1932 – 1945
Auteur: Frits Slicht – Verteller: mevrouw Verheus-Holtzappel is in 1928 geboren in het Linnaeushof en heeft daar tot aan het einde van de oorlog gewoond. Zij vertelt over haar herinneringen aan deze katholieke enclave, de familie, haar schooltijd en haar herinneringen aan de oorlogsjaren. Bron: Geheugen van Oost
De kleuterschool
De kleuterschool zat in de Herschelstraat, de Voorbereidende Montessori kleuterschool. We hebben er allemaal op gezeten, maar voor de ‘grote school’ werd toch echt een ander soort school uitgezocht dan het Montessorionderwijs.
Mijn broertje ging later naar de Openluchtschool in de Cliostraat. Maar toen woonden we niet meer in de Linnaeushof, maar in de Gerrit van der Veenstraat. Dat hij daar op school zat, had niets met zijn gezondheid te maken, het was gewoon een goede school. Daar werd thuis goed op gelet.
De ‘Grote School’
Ik zat in de Newtonstraat op school, op een school van de Watergraafmeersche Schoolvereniging. Dat was een neutrale school. Mijn moeder was Doopsgezind en mijn vader was Luthers Hervormd, maar dat speelde bij ons allemaal echt geen rol. Vandaar ook de keuze voor die neutrale school.
Het was een hele goede school, we hadden een aparte ‘handarbeidmijnheer’ en elk jaar was er een operette opvoering door de leerlingen van de school.Ik ging meestal lopend naar school, via het Galileïplantsoen en zo verder.
Het was erg rustig, er waren toen nauwelijks auto’s. Wat me nu opeens te binnen schiet, was het grote aantal bordjes met ’te huur’. Vooral als ik via de Linnaeusparkweg richting mijn school liep. Dat was voor de oorlog, na de oorlog was dat afgelopen. Er werd voor de oorlog veel en makkelijk verhuisd. Je kreeg dan een gratis behangetje bijvoorbeeld. Dat was soms uit noodzaak: vanwege de gezinsuitbreiding werd de woning te klein. Arme mensen vertrokken soms als ze vanwege de armoede de hoge huur niet meer konden betalen. Ze werden gelokt door een andere woningeigenaar met een week gratis wonen of nieuwe vloerbedekking.
Het schoolgeld
Ik moet toch echt nog iets vertellen over het schoolgeld. Iedere week werd het schoolgeld opgehaald in de klas. Ik weet nog dat niet iedereen hetzelfde betaalde. Je had kinderen die elf cent betaalden en anderen betaalden acht cent. Dat had te maken met het inkomen van de ouders. Wij namen nooit geld mee naar school omdat mijn vader per giro betaalde. Er was toch echt een verschil tussen de wat rijkere en de wat armere kinderen. Dat werd ook door de kinderen onderling wel opgemerkt. Dan werd er iets gezegd als: “Oh, jij betaalt maar acht cent?” Je wist dat omdat de juffrouw voor de klas elke week weerde namen oplas en het bedrag dat moest worden afgedragen. Je wist het dus van elkaar, als een gezin het wat moeilijker had.

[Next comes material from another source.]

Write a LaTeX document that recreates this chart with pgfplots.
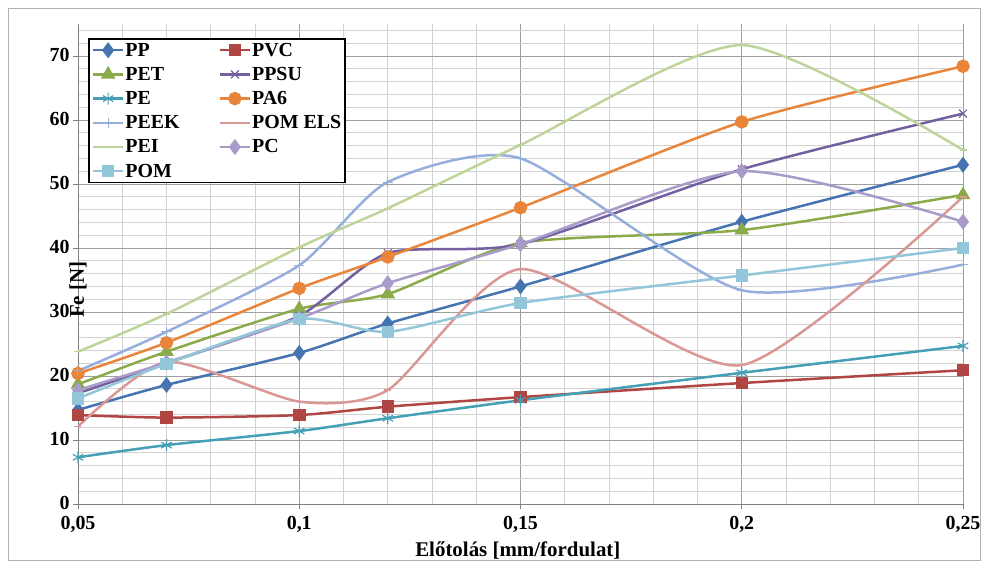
\documentclass[border=0pt]{standalone}
\usepackage{fontspec}
\setmainfont{Liberation Serif}
\usepackage{pgfplots}
\pgfplotsset{compat=1.18}
\definecolor{cPP}{HTML}{4674B0}
\definecolor{cPVC}{HTML}{B04643}
\definecolor{cPET}{HTML}{8BAA4A}
\definecolor{cPPSU}{HTML}{7460A0}
\definecolor{cPE}{HTML}{45A0B5}
\definecolor{cPA}{HTML}{E8853A}
\definecolor{cPEEK}{HTML}{95AEDC}
\definecolor{cELS}{HTML}{D99795}
\definecolor{cPEI}{HTML}{BDD59A}
\definecolor{cPC}{HTML}{A99BC9}
\definecolor{cPOM}{HTML}{93C6D8}
\begin{document}
\begin{tikzpicture}
\useasboundingbox (-78bp,-63bp) rectangle (907bp,504bp);
\draw[gray!60, line width=0.8bp] (-70bp,-56bp) rectangle (902bp,496bp);
\begin{axis}[
  at={(0,0)}, anchor=south west,
  scale only axis, width=885bp, height=480bp,
  xmin=0.05, xmax=0.25, ymin=0, ymax=75,
  axis lines=left, axis line style={gray, -, line width=0.8bp},
  xtick={0.05,0.1,0.15,0.2,0.25},
  xticklabels={{0,05},{0,1},{0,15},{0,2},{0,25}},
  ytick={0,10,20,30,40,50,60,70},
  yticklabels={0,10,20,30,40,50,60,70},
  minor xtick={0.06,0.07,0.08,0.09,0.11,0.12,0.13,0.14,0.16,0.17,0.18,0.19,0.21,0.22,0.23,0.24},
  minor ytick={2,4,6,8,12,14,16,18,22,24,26,28,32,34,36,38,42,44,46,48,52,54,56,58,62,64,66,68,72,74},
  grid=both,
  major grid style={gray!75, line width=0.6bp},
  minor grid style={gray!35, line width=0.6bp},
  tick align=outside, major tick length=5bp, minor tick length=0pt,
  tick style={gray, line width=0.6bp},
  ticklabel style={font=\fontsize{20}{20}\selectfont\bfseries},
  xticklabel style={yshift=-4bp},
  yticklabel style={yshift=1bp},
  xlabel={Előtolás [mm/fordulat]}, ylabel={Fe [N]},
  label style={font=\fontsize{21}{21}\selectfont\bfseries},
  xlabel style={at={(axis description cs:0.497,0)}, anchor=center, yshift=-47bp},
  ylabel style={at={(axis description cs:0,0.54)}, anchor=center, xshift=-45bp},
  every axis plot/.append style={line width=2.5bp, smooth, tension=0.4},
  legend columns=2,
  legend style={at={(10bp,466bp)}, anchor=north west, draw=black, line width=1.8bp,
    font=\fontsize{20}{20}\selectfont\bfseries, fill=white,
    inner xsep=3bp, inner ysep=3bp, row sep=7.5bp,
    nodes={inner sep=1bp},
    /tikz/every even column/.append style={column sep=38bp}},
  legend cell align=left,
  legend image code/.code={\draw[mark repeat=2,mark phase=2,#1] plot coordinates {(0bp,0bp) (15bp,0bp) (30bp,0bp)};},
]
\addplot[cPP, mark=diamond*, mark size=6bp] coordinates {(0.05,14.7)(0.07,18.6)(0.1,23.6)(0.12,28.2)(0.15,34.0)(0.2,44.1)(0.25,53.0)};
\addlegendentry{PP}
\addplot[cPVC, mark=square*, mark size=5bp] coordinates {(0.05,13.9)(0.07,13.5)(0.1,13.9)(0.12,15.2)(0.15,16.7)(0.2,18.9)(0.25,20.9)};
\addlegendentry{PVC}
\addplot[cPET, mark=triangle*, mark size=6bp] coordinates {(0.05,18.7)(0.07,23.8)(0.1,30.5)(0.12,32.8)(0.15,40.8)(0.2,42.8)(0.25,48.3)};
\addlegendentry{PET}
\addplot[cPPSU, mark=x, mark size=5.5bp, mark options={line width=1.2bp}] coordinates {(0.05,17.3)(0.07,22.0)(0.1,29.4)(0.12,39.2)(0.15,40.6)(0.2,52.3)(0.25,61.0)};
\addlegendentry{PPSU}
\addplot[cPE, mark=asterisk, mark size=6bp, mark options={line width=1.2bp}] coordinates {(0.05,7.3)(0.07,9.2)(0.1,11.4)(0.12,13.4)(0.15,16.2)(0.2,20.5)(0.25,24.7)};
\addlegendentry{PE}
\addplot[cPA, mark=*, mark size=5.5bp] coordinates {(0.05,20.4)(0.07,25.2)(0.1,33.7)(0.12,38.6)(0.15,46.3)(0.2,59.7)(0.25,68.4)};
\addlegendentry{PA6}
\addplot[cPEEK, mark=+, mark size=5bp, mark options={line width=1bp}] coordinates {(0.05,20.8)(0.07,26.9)(0.1,37.3)(0.12,50.3)(0.15,54.0)(0.2,33.4)(0.25,37.4)};
\addlegendentry{PEEK}
\addplot[cELS, mark=-, mark size=3.5bp, mark options={line width=1.5bp}] coordinates {(0.05,12.1)(0.07,22.2)(0.1,16.0)(0.12,17.8)(0.15,36.7)(0.2,21.7)(0.25,48.0)};
\addlegendentry{POM ELS}
\addplot[cPEI, mark=-, mark size=3.5bp, mark options={line width=1.5bp}] coordinates {(0.05,23.8)(0.07,29.7)(0.1,40.1)(0.12,46.2)(0.15,56.1)(0.2,71.7)(0.25,55.3)};
\addlegendentry{PEI}
\addplot[cPC, mark=diamond*, mark size=6bp] coordinates {(0.05,17.8)(0.07,22.1)(0.1,29.0)(0.12,34.5)(0.15,40.6)(0.2,52.0)(0.25,44.1)};
\addlegendentry{PC}
\addplot[cPOM, mark=square*, mark size=5bp] coordinates {(0.05,16.5)(0.07,21.9)(0.1,28.9)(0.12,26.9)(0.15,31.4)(0.2,35.7)(0.25,40.0)};
\addlegendentry{POM}
\end{axis}
\end{tikzpicture}
\end{document}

Maar met echte armoede, van kinderen die met de steun te maken hadden, had het niet te maken, geloof ik. Mij is nooit opgevallen dat er kinderen waren met bepaalde door de steun verkregen kleding. Maar wat mij betreft had het allemaal wel wat tactvoller gemogen met dat schoolgeld. Ik denk dat het een soort ouderbijdrage is geweest. Mogelijk zijn we er wel een keer mee op schoolreisje geweest. Ik weet in ieder geval dat we een keer naar Artis zijn geweest en naar Oud Valkeveen.
Verplichte woningdeling na de oorlog
Na de oorlog was er echter een tekort aan woonruimte. Dan had je de verplichte woondeling of woningdeling. Indien de woning groot genoeg was, kwam er een gezin bij je inwonen. Men hield gelukkig wel rekening met de samenstelling van het gezin. Wij hadden, omdat er vier kinderen waren, gelukkig geen inwoners. Moet je je ook voorstellen, twee huisvrouwen die samen een keuken moeten delen!
G. P. Konnen zegt
Mijn moeder, HJ Beerling (geboren 1906) , gaf vanaf ca 1930 tot 1940 les op de montessorikleuterschool aan de Herschelstraat. Ik heb nog een klassenfoto. Ik weet dat ze in die tijd een foto- en filmenthousiast was. Er is onder meer een film op die school gemaakt. Heeft u daar ooit van gehoord?